■ **Work to do**: Without the pictures, print the lines running from the beginning of the material to the line containing "const fs = 23;", both ends included.

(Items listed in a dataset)
"""
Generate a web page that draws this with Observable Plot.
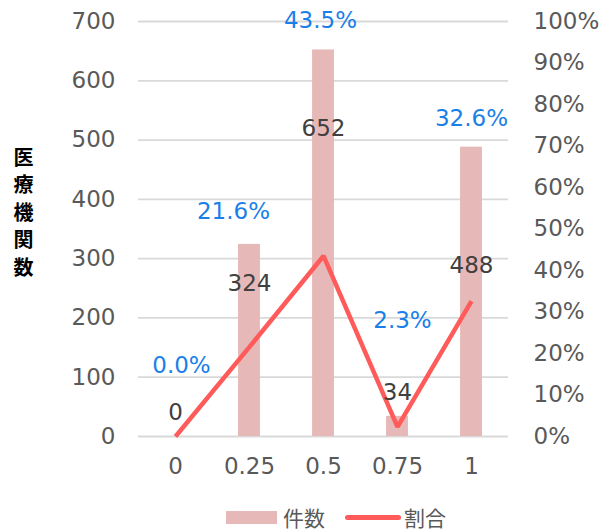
<!DOCTYPE html>
<html><head><meta charset="utf-8">
<script src="https://cdn.jsdelivr.net/npm/d3@7"></script>
<script src="https://cdn.jsdelivr.net/npm/@observablehq/plot@0.6"></script>
<style>
body{margin:0;background:#fff;font-family:"DejaVu Sans","Noto Sans CJK JP",sans-serif}
#wrap{position:relative;width:603px;height:531px}
#legend{position:absolute;left:226px;top:505px;display:flex;align-items:center;font-size:21px;line-height:25px;color:#595959;font-family:"Noto Sans CJK JP",sans-serif}
.sw{width:51px;height:13px;background:#e6b9b8;margin-right:6px}
.ln{width:56px;height:5px;border-radius:3px;background:#ff5b5b;margin-right:3px;margin-left:20px}
</style>
</head><body>
<div id="wrap"><div id="chart"></div><div id="legend"></div></div>
<script>
const categories = [0, 0.25, 0.5, 0.75, 1];
const counts = [0, 324, 652, 34, 488];
const shares = [0.000, 0.216, 0.435, 0.023, 0.326];
const countTicks = [0, 100, 200, 300, 400, 500, 600, 700];
const shareTicks = [0, 0.1, 0.2, 0.3, 0.4, 0.5, 0.6, 0.7, 0.8, 0.9, 1.0];
const seriesNames = ["件数", "割合"];
const yTitle = "医療機関数";

// label offsets (pixels, relative to each data point)
const countLabelDy = [-24, 39, 79, -24, 118];
const shareLabelDy = [-71, -135, -235, -106, -183];
const shareLabelDx = [6, -16, -3, 5, 0];

const countMax = 700;
const barHalf = 0.037;
const data = categories.map((c, i) => ({c, n: counts[i], s: shares[i], sy: shares[i] * countMax}));

const fontFamily = '"DejaVu Sans","Noto Sans CJK JP",sans-serif';
const fs = 23;

const marks = [
  Plot.ruleY(countTicks, {stroke: "#d9d9d9", strokeWidth: 1.8}),
  Plot.rectY(data, {x1: d => d.c - barHalf, x2: d => d.c + barHalf, y1: 0, y2: "n", fill: "#e6b9b8"}),
  Plot.line(data, {x: "c", y: "sy", stroke: "#ff5b5b", strokeWidth: 4.5, strokeLinejoin: "miter", strokeLinecap: "butt"}),
  Plot.axisY(countTicks, {anchor: "left", tickSize: 0, tickPadding: 23, fill: "#595959", fontSize: fs, label: null}),
  Plot.axisY(shareTicks.map(s => s * countMax), {anchor: "right", tickSize: 0, tickPadding: 25, fill: "#595959", fontSize: fs, label: null,
    tickFormat: d => Math.round(d / countMax * 100) + "%"}),
  Plot.axisX(categories, {tickSize: 0, tickPadding: 21, fill: "#595959", fontSize: fs, label: null, tickFormat: d => String(d)}),
  Plot.text([yTitle], {frameAnchor: "left", dx: -115, dy: -18, textAnchor: "middle", text: d => d.split("").join("\n"), lineHeight: 1.375,
    fontSize: 20, fontWeight: "bold", fill: "#000", fontFamily: '"Noto Sans CJK JP",sans-serif'})
];
data.forEach((d, i) => {
  marks.push(Plot.text([d], {x: "c", y: "n", text: d => String(d.n), dy: countLabelDy[i], fill: "#404040", fontSize: fs}));
  marks.push(Plot.text([d], {x: "c", y: "sy", text: d => (d.s * 100).toFixed(1) + "%", dy: shareLabelDy[i], dx: shareLabelDx[i], fill: "#1a7fe8", fontSize: fs}));
});

const chart = Plot.plot({
  width: 603,
  height: 500,
  marginLeft: 138,
  marginRight: 95,
  marginTop: 21,
  marginBottom: 64,
  style: {fontFamily, fontSize: "23px", background: "#fff", overflow: "visible"},
  x: {type: "linear", domain: [-0.125, 1.125], axis: null},
  y: {domain: [0, countMax], axis: null},
  marks
});
document.getElementById("chart").appendChild(chart);

const lg = document.getElementById("legend");
lg.innerHTML = `<div class="sw"></div><span>${seriesNames[0]}</span><div class="ln"></div><span>${seriesNames[1]}</span>`;
</script>
</body></html>
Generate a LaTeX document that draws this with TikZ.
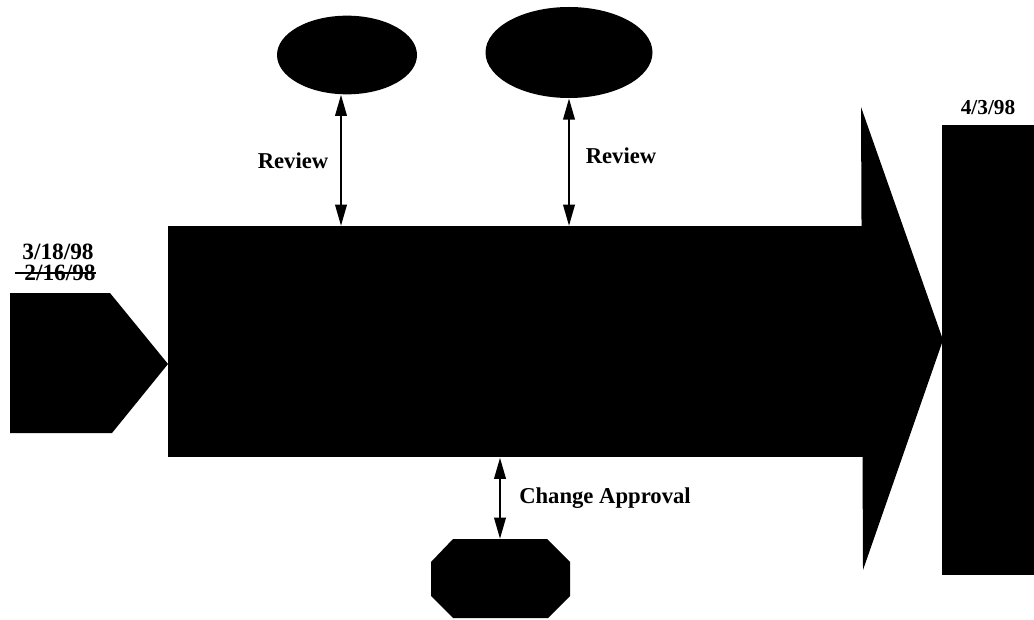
"""
■ **Worked solution**:
Generate a web page that draws this with Observable Plot.
<!DOCTYPE html>
<html><head><meta charset="utf-8">
<script src="https://cdn.jsdelivr.net/npm/d3@7"></script>
<script src="https://cdn.jsdelivr.net/npm/@observablehq/plot@0.6"></script>
<style>
body{margin:0;background:#fff;font-family:"DejaVu Sans","Noto Sans CJK JP",sans-serif}
#wrap{position:relative;width:603px;height:531px}
#legend{position:absolute;left:226px;top:505px;display:flex;align-items:center;font-size:21px;line-height:25px;color:#595959;font-family:"Noto Sans CJK JP",sans-serif}
.sw{width:51px;height:13px;background:#e6b9b8;margin-right:6px}
.ln{width:56px;height:5px;border-radius:3px;background:#ff5b5b;margin-right:3px;margin-left:20px}
</style>
</head><body>
<div id="wrap"><div id="chart"></div><div id="legend"></div></div>
<script>
const categories = [0, 0.25, 0.5, 0.75, 1];
const counts = [0, 324, 652, 34, 488];
const shares = [0.000, 0.216, 0.435, 0.023, 0.326];
const countTicks = [0, 100, 200, 300, 400, 500, 600, 700];
const shareTicks = [0, 0.1, 0.2, 0.3, 0.4, 0.5, 0.6, 0.7, 0.8, 0.9, 1.0];
const seriesNames = ["件数", "割合"];
const yTitle = "医療機関数";

// label offsets (pixels, relative to each data point)
const countLabelDy = [-24, 39, 79, -24, 118];
const shareLabelDy = [-71, -135, -235, -106, -183];
const shareLabelDx = [6, -16, -3, 5, 0];

const countMax = 700;
const barHalf = 0.037;
const data = categories.map((c, i) => ({c, n: counts[i], s: shares[i], sy: shares[i] * countMax}));

const fontFamily = '"DejaVu Sans","Noto Sans CJK JP",sans-serif';
const fs = 23;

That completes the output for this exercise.